Global oil prices tumbled in early Asian trade on Friday, erasing some of the week’s gains, as fresh signs of de-escalation in the Middle East sparked investor optimism that the region’s latest oil shock may be nearing its end.
Brent crude futures, the global benchmark, dropped 61 cents, or 0.61 percent, to $98.78 a barrel by 07:07 GMT. U.S. West Texas Intermediate crude fell 89 cents, or 0.94 percent, to $93.80 a barrel, trimming the previous session’s rebound but still trading comfortably below the psychologically important $100 level that had dominated headlines for weeks.
The sell-off was driven by two headline developments. First, a 10-day ceasefire between Lebanon and Israel took effect, offering the most tangible pause in fighting since Israel’s campaign there became a major stumbling block to broader peace efforts.
Second, U.S. President Donald Trump told reporters outside the White House on Thursday that American and Iranian negotiators could sit down for talks as early as this weekend — and that Tehran had made a significant concession on the nuclear issue.
“We’re going to see what happens. But I think we’re very close to making a deal with Iran,” Trump said, according to a pool report. He added that Iranian officials had offered to forgo nuclear weapons for more than 20 years, addressing what he described as a “key sticking point” in efforts to end the conflict.
The Iran war, which Washington and its Israeli ally launched in late February, has already exacted a heavy toll on global energy markets. For the past seven weeks, the Strait of Hormuz — the narrow chokepoint through which roughly one-fifth of the world’s daily oil supply normally flows — has been closed, disrupting an estimated 13 million barrels per day, according to analysts at ING.

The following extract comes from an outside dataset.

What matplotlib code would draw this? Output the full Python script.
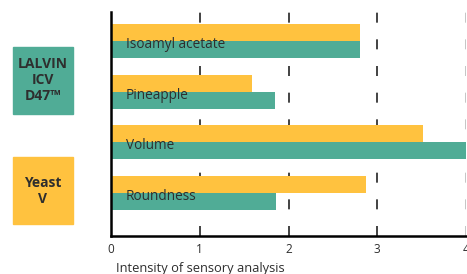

That closure sent prices rocketing 50 percent in March alone in one of the sharpest monthly surges on record. Only in the past week have futures slipped back below $100 and settled into the low $90s, reflecting tentative hopes that diplomacy might finally prevail.
Yet negotiators on both sides have quietly scaled back their ambitions. Two Iranian sources told Reuters on Thursday that Washington and Tehran are no longer chasing a comprehensive peace treaty. Instead, they are working toward a temporary memorandum of understanding aimed simply at preventing an immediate return to open conflict.
The shift in expectations underscores the fragility of the moment. While the Lebanon ceasefire and Trump’s upbeat comments have lifted market sentiment, analysts caution that any agreement remains provisional. “A short-term memo is better than nothing, but it doesn’t restore the 13 million barrels a day that are currently offline,” one senior oil trader in Singapore noted. “The market is pricing in hope, not certainty.”
Still, the relief was palpable on trading floors. Energy shares edged lower in early European dealing, while the broader equity markets breathed easier, betting that a swift reopening of the Strait would ease inflationary pressures on everything from gasoline to plastics.
For now, the focus remains on the weekend’s potential U.S.-Iran meeting. If Trump’s optimism proves well-founded, the oil market’s month-long roller-coaster could be headed for a sharp correction. If not, traders warned, the $100 handle could be reclaimed as quickly as it was lost.
The coming 48 hours, it seems, will determine whether this week’s tentative calm marks the beginning of the end — or merely a pause before the next surge.
WHAT YOU SHOULD KNOW
Oil prices fell sharply in early trade today as optimism grows that the Middle East conflict may be winding down.
A 10-day ceasefire between Lebanon and Israel taking effect, combined with President Trump’s statement that the U.S. and Iran could hold talks this weekend, with Tehran offering to forgo nuclear weapons for over 20 years.
This has raised hopes for reopening the Strait of Hormuz — which has been closed for seven weeks, disrupting 13 million barrels per day — potentially easing the recent oil price surge that saw Brent briefly spike 50% in March.
Markets are now pricing in de-escalation rather than prolonged disruption.